- Aim of the task -
Take the data below and extract the lines from the one with "Clone this chart in matplotlib." to the one with "lbl.set_fontweight('bold')", inclusive, exactly as written.

- Material provided -
.....

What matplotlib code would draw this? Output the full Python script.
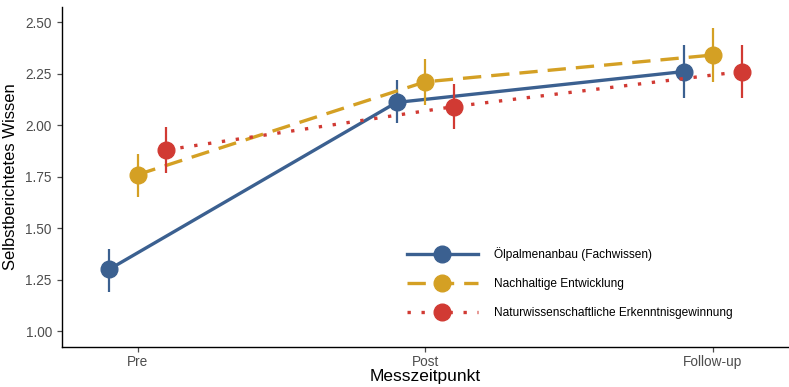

.....

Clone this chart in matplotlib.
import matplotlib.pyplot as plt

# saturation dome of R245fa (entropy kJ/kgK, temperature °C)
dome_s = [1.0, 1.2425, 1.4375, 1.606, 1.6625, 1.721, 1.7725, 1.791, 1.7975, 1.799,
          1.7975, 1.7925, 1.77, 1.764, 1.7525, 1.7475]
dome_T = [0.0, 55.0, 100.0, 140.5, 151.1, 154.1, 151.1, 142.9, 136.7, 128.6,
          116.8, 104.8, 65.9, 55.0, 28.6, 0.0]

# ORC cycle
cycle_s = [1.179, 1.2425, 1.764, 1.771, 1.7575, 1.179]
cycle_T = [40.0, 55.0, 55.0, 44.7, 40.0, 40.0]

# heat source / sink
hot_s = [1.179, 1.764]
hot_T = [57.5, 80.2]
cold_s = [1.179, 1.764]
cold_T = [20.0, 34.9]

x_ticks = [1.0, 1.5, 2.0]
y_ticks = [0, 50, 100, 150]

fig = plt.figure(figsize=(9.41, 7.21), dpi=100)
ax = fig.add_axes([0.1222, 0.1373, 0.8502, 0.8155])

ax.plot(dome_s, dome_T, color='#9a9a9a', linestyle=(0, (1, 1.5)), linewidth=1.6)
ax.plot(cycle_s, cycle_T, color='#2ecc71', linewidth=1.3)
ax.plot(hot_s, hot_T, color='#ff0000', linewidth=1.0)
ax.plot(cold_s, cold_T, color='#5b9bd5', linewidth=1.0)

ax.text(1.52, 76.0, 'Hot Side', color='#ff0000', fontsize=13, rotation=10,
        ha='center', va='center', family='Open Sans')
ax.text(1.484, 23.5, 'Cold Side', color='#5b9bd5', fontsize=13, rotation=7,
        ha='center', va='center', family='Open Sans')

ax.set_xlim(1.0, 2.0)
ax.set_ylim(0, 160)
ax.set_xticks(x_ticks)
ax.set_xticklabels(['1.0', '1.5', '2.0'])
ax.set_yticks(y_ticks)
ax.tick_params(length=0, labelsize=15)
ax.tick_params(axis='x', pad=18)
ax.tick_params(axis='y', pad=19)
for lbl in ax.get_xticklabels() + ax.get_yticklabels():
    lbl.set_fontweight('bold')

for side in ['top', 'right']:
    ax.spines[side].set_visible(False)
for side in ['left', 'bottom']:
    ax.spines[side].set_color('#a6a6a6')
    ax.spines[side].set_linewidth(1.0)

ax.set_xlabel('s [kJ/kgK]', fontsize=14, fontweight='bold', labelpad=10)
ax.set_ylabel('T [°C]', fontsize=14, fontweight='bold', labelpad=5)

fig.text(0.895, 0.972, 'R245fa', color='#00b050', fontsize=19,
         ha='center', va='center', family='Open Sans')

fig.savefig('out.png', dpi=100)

.....

- Response -
Clone this chart in matplotlib.
import matplotlib.pyplot as plt

# saturation dome of R245fa (entropy kJ/kgK, temperature °C)
dome_s = [1.0, 1.2425, 1.4375, 1.606, 1.6625, 1.721, 1.7725, 1.791, 1.7975, 1.799,
          1.7975, 1.7925, 1.77, 1.764, 1.7525, 1.7475]
dome_T = [0.0, 55.0, 100.0, 140.5, 151.1, 154.1, 151.1, 142.9, 136.7, 128.6,
          116.8, 104.8, 65.9, 55.0, 28.6, 0.0]

# ORC cycle
cycle_s = [1.179, 1.2425, 1.764, 1.771, 1.7575, 1.179]
cycle_T = [40.0, 55.0, 55.0, 44.7, 40.0, 40.0]

# heat source / sink
hot_s = [1.179, 1.764]
hot_T = [57.5, 80.2]
cold_s = [1.179, 1.764]
cold_T = [20.0, 34.9]

x_ticks = [1.0, 1.5, 2.0]
y_ticks = [0, 50, 100, 150]

fig = plt.figure(figsize=(9.41, 7.21), dpi=100)
ax = fig.add_axes([0.1222, 0.1373, 0.8502, 0.8155])

ax.plot(dome_s, dome_T, color='#9a9a9a', linestyle=(0, (1, 1.5)), linewidth=1.6)
ax.plot(cycle_s, cycle_T, color='#2ecc71', linewidth=1.3)
ax.plot(hot_s, hot_T, color='#ff0000', linewidth=1.0)
ax.plot(cold_s, cold_T, color='#5b9bd5', linewidth=1.0)

ax.text(1.52, 76.0, 'Hot Side', color='#ff0000', fontsize=13, rotation=10,
        ha='center', va='center', family='Open Sans')
ax.text(1.484, 23.5, 'Cold Side', color='#5b9bd5', fontsize=13, rotation=7,
        ha='center', va='center', family='Open Sans')

ax.set_xlim(1.0, 2.0)
ax.set_ylim(0, 160)
ax.set_xticks(x_ticks)
ax.set_xticklabels(['1.0', '1.5', '2.0'])
ax.set_yticks(y_ticks)
ax.tick_params(length=0, labelsize=15)
ax.tick_params(axis='x', pad=18)
ax.tick_params(axis='y', pad=19)
for lbl in ax.get_xticklabels() + ax.get_yticklabels():
    lbl.set_fontweight('bold')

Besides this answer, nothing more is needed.